Photo Source: March of Dimes

Zachary’s Story

Zachary was born in 2017, weighing five pounds, seven ounces.  His mother, Jami Pavich, told Pain Resource that she will march to honor her son and to raise awareness.

Pavich will be participating in the 2018 Southwest Florida March walk on Saturday, April 28th at Centennial Park.

What happened when your child was born?

When I was 36 weeks pregnant, I suffered a full placental abruption. I was enjoying friends and family at my baby shower, when I started bleeding heavily, and someone called 911. I was rushed to the hospital. Upon arrival, my placenta had fully separated from the walls of my uterus, Zachary’s oxygen was cut off and an emergency C-section was performed.

When Zachary was born, he was not responsive. His Apgar scores were 0, 0, 4 and 5. Apgar is an acronym that stands for Appearance, Pulse, Grimace, Activity and Respiration. An Apgar score is ranked from 1 to 10, and the higher the score, the better the baby is doing after birth.

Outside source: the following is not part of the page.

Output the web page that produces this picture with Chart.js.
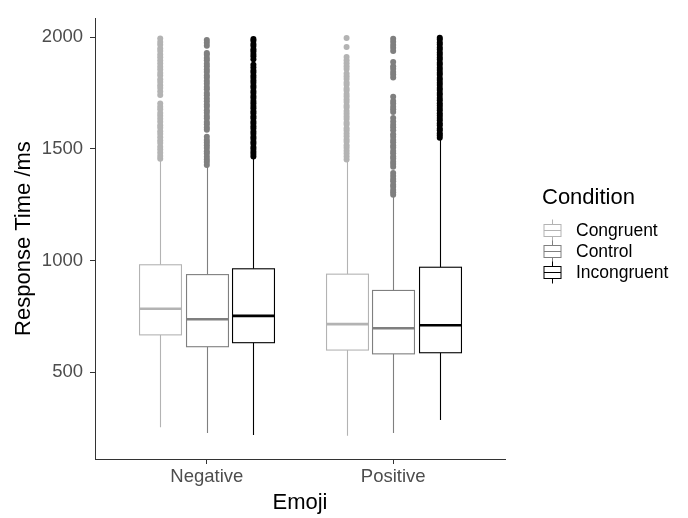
<!DOCTYPE html>
<html>
<head>
<meta charset="utf-8">
<script src="https://cdn.jsdelivr.net/npm/chart.js@4.4.1/dist/chart.umd.min.js"></script>
<style>
  body { margin: 0; background: #fff; }
</style>
</head>
<body>
<canvas id="rtChart" width="688" height="518"></canvas>
<script>
// === response time boxplot ===

const emoji = ['Negative', 'Positive'];
const conditions = ['Congruent', 'Control', 'Incongruent'];
const yTicks = [500, 1000, 1500, 2000];

// box stats, one row per condition, columns = [Negative, Positive]
const whiskerLow = [[253, 215], [227, 227], [219, 286]];
const q1 = [[667, 599], [614, 582], [632, 587]];
const median = [[784, 715], [737, 697], [752, 710]];
const q3 = [[981, 939], [937, 866], [963, 970]];
const whiskerHigh = [[1450, 1448], [1420, 1290], [1460, 1543]];

// outliers
const outNegCongruent = [1456, 1468, 1483, 1497, 1510, 1527, 1538, 1552, 1567, 1579, 1595, 1606, 1622, 1635, 1649, 1661, 1678, 1689, 1703, 1742, 1757, 1773, 1785, 1800, 1812, 1829, 1840, 1856, 1868, 1883, 1896, 1911, 1923, 1939, 1950, 1967, 1979, 1995];
const outNegControl = [1428, 1441, 1453, 1465, 1480, 1489, 1504, 1516, 1529, 1540, 1554, 1586, 1596, 1611, 1621, 1637, 1648, 1662, 1673, 1689, 1699, 1714, 1726, 1740, 1751, 1767, 1777, 1792, 1804, 1819, 1829, 1845, 1856, 1870, 1882, 1897, 1907, 1922, 1930, 1962, 1976, 1988];
const outNegIncongruent = [1466, 1477, 1487, 1500, 1509, 1523, 1532, 1546, 1555, 1568, 1578, 1591, 1601, 1614, 1623, 1637, 1646, 1660, 1669, 1682, 1692, 1705, 1715, 1728, 1737, 1751, 1760, 1774, 1783, 1796, 1806, 1819, 1829, 1842, 1851, 1865, 1877, 1902, 1915, 1925, 1938, 1947, 1961, 1970, 1984, 1992];
const outPosCongruent = [1453, 1466, 1480, 1492, 1505, 1516, 1532, 1542, 1557, 1569, 1582, 1593, 1609, 1618, 1634, 1645, 1658, 1670, 1685, 1695, 1710, 1721, 1735, 1746, 1762, 1771, 1787, 1798, 1813, 1826, 1838, 1858, 1870, 1884, 1897, 1912, 1957, 1997];
const outPosControl = [1295, 1306, 1316, 1331, 1340, 1355, 1365, 1379, 1392, 1420, 1432, 1443, 1457, 1466, 1481, 1491, 1506, 1515, 1530, 1540, 1554, 1566, 1584, 1597, 1608, 1623, 1638, 1665, 1678, 1689, 1704, 1715, 1734, 1820, 1833, 1844, 1859, 1870, 1889, 1939, 1953, 1965, 1980, 1993];
const outPosIncongruent = [1550, 1561, 1570, 1584, 1592, 1606, 1615, 1628, 1638, 1650, 1660, 1673, 1683, 1695, 1705, 1718, 1728, 1741, 1750, 1764, 1773, 1786, 1796, 1809, 1818, 1832, 1841, 1854, 1864, 1877, 1886, 1900, 1909, 1922, 1932, 1945, 1954, 1968, 1977, 1990, 1998];
const outliers = [
    [outNegCongruent, outPosCongruent],
    [outNegControl, outPosControl],
    [outNegIncongruent, outPosIncongruent]
];

// styling
const lineColors = ['#b3b3b3', '#7f7f7f', '#000000'];
const dodge = [-0.25, 0, 0.25];
const boxWidth = 0.225;
const fontFamily = '"Liberation Sans", Arial, sans-serif';
const axisColor = '#333333';
const tickColor = '#4d4d4d';

// Draws whiskers, boxes and medians under the outlier points
const boxPlugin = {
    id: 'boxes',
    beforeDatasetsDraw(chart) {
        const { ctx, scales: { x, y } } = chart;
        const half = (x.getPixelForValue(boxWidth) - x.getPixelForValue(0)) / 2;
        ctx.save();
        conditions.forEach((c, ci) => {
            emoji.forEach((e, ei) => {
                const cx = Math.round(x.getPixelForValue(ei + 1 + dodge[ci])) + 0.5;
                const yLow = y.getPixelForValue(whiskerLow[ci][ei]);
                const yQ1 = y.getPixelForValue(q1[ci][ei]);
                const yMed = y.getPixelForValue(median[ci][ei]);
                const yQ3 = y.getPixelForValue(q3[ci][ei]);
                const yHigh = y.getPixelForValue(whiskerHigh[ci][ei]);
                ctx.strokeStyle = lineColors[ci];
                ctx.lineWidth = 1.1;
                ctx.beginPath();
                ctx.moveTo(cx, yLow); ctx.lineTo(cx, yQ1);
                ctx.moveTo(cx, yQ3); ctx.lineTo(cx, yHigh);
                ctx.stroke();
                ctx.fillStyle = '#fff';
                ctx.fillRect(cx - half, yQ3, half * 2, yQ1 - yQ3);
                ctx.strokeRect(cx - half, yQ3, half * 2, yQ1 - yQ3);
                ctx.lineWidth = 2.6;
                ctx.beginPath();
                ctx.moveTo(cx - half, yMed); ctx.lineTo(cx + half, yMed);
                ctx.stroke();
            });
        });
        ctx.restore();
    }
};

// Draws the ggplot-style legend on the right
const legendPlugin = {
    id: 'boxLegend',
    afterDraw(chart) {
        const { ctx } = chart;
        const left = 542;
        ctx.save();
        ctx.fillStyle = '#000';
        ctx.font = '22px ' + fontFamily;
        ctx.textBaseline = 'alphabetic';
        ctx.textAlign = 'left';
        ctx.fillText('Condition', left, 203.5);
        conditions.forEach((c, i) => {
            const cy = 230.5 + i * 21;
            const kx = left + 10;
            ctx.strokeStyle = lineColors[i];
            ctx.lineWidth = 1;
            ctx.beginPath();
            ctx.moveTo(kx + 0.5, cy - 11); ctx.lineTo(kx + 0.5, cy + 11);
            ctx.stroke();
            ctx.fillStyle = '#fff';
            ctx.fillRect(kx - 8, cy - 6, 17, 12);
            ctx.strokeRect(kx - 8, cy - 6, 17, 12);
            ctx.beginPath();
            ctx.moveTo(kx - 8, cy); ctx.lineTo(kx + 9, cy);
            ctx.stroke();
            ctx.fillStyle = '#000';
            ctx.font = '17.5px ' + fontFamily;
            ctx.textBaseline = 'middle';
            ctx.fillText(c, 576, cy + 1);
        });
        ctx.restore();
    }
};

const datasets = conditions.map((c, ci) => ({
    label: c,
    data: emoji.flatMap((e, ei) =>
        outliers[ci][ei].map(v => ({ x: ei + 1 + dodge[ci], y: v }))),
    backgroundColor: lineColors[ci],
    borderWidth: 0,
    pointRadius: 3,
    pointHoverRadius: 3
}));

new Chart(document.getElementById('rtChart').getContext('2d'), {
    type: 'scatter',
    data: { datasets },
    options: {
        responsive: false,
        animation: false,
        events: [],
        layout: { padding: { top: 14, right: 183, left: 0, bottom: 0 } },
        plugins: {
            legend: { display: false },
            tooltip: { enabled: false }
        },
        scales: {
            x: {
                type: 'linear',
                min: 0.4,
                max: 2.6,
                afterBuildTicks: s => { s.ticks = emoji.map((e, i) => ({ value: i + 1 })); },
                afterFit: s => { s.height = 59; },
                ticks: {
                    callback: v => emoji[v - 1],
                    color: tickColor,
                    font: { family: fontFamily, size: 18.5 },
                    padding: 2,
                    maxRotation: 0
                },
                grid: { drawOnChartArea: false, tickLength: 5, tickColor: axisColor, tickWidth: 1 },
                border: { color: axisColor, width: 1 },
                title: {
                    display: true,
                    text: 'Emoji',
                    color: '#000',
                    font: { family: fontFamily, size: 22 },
                    padding: { top: 0, bottom: 2 }
                }
            },
            y: {
                min: 111,
                max: 2086,
                afterBuildTicks: s => { s.ticks = yTicks.map(v => ({ value: v })); },
                afterFit: s => { s.width = 95; },
                ticks: {
                    callback: v => String(v),
                    color: tickColor,
                    font: { family: fontFamily, size: 18.5 },
                    padding: 7
                },
                grid: { drawOnChartArea: false, tickLength: 5, tickColor: axisColor, tickWidth: 1 },
                border: { color: axisColor, width: 1 },
                title: {
                    display: true,
                    text: 'Response Time /ms',
                    color: '#000',
                    font: { family: fontFamily, size: 22 },
                    padding: { top: 11, bottom: 0 }
                }
            }
        }
    },
    plugins: [boxPlugin, legendPlugin]
});
</script>
</body>
</html>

After several minutes of resuscitation, doctors finally had a heartbeat, but Zachary’s prognosis was grim. Due to his lack of oxygen, doctors expected moderate to severe brain damage, along with liver and kidney damage. At one week old, Zachary had a perforated bowel, and needed emergency life-saving surgery, which resulted in an ileostomy, a surgical procedure that allows the body to expel waste when it cannot be done normally.  Eight weeks after surgery, a second surgery was performed, and the ileostomy was reversed.

We are grateful, thankful and blessed. Today Zachary is happy, healthy and thriving.

“We are grateful, thankful and blessed.”

How do you give back? 

As of today, we have raised nearly $5,000 for the March of Dimes. I will continue to support this cause and raise awareness for healthy babies and healthy mothers.

Can you tell me why March of Dimes is important to you?

The March of Dimes is important to me because healthy babies are important to me. I am passionate about scientific research that will save lives.

What would you like other parents, friends and grandparents to know about this organization? 

I would like for more people to know about the progress that is being made through the March of Dimes. I think it’s important that people understand all of the research and medical advancements that have been made through this organization. I also think it’s important for people to know about current research.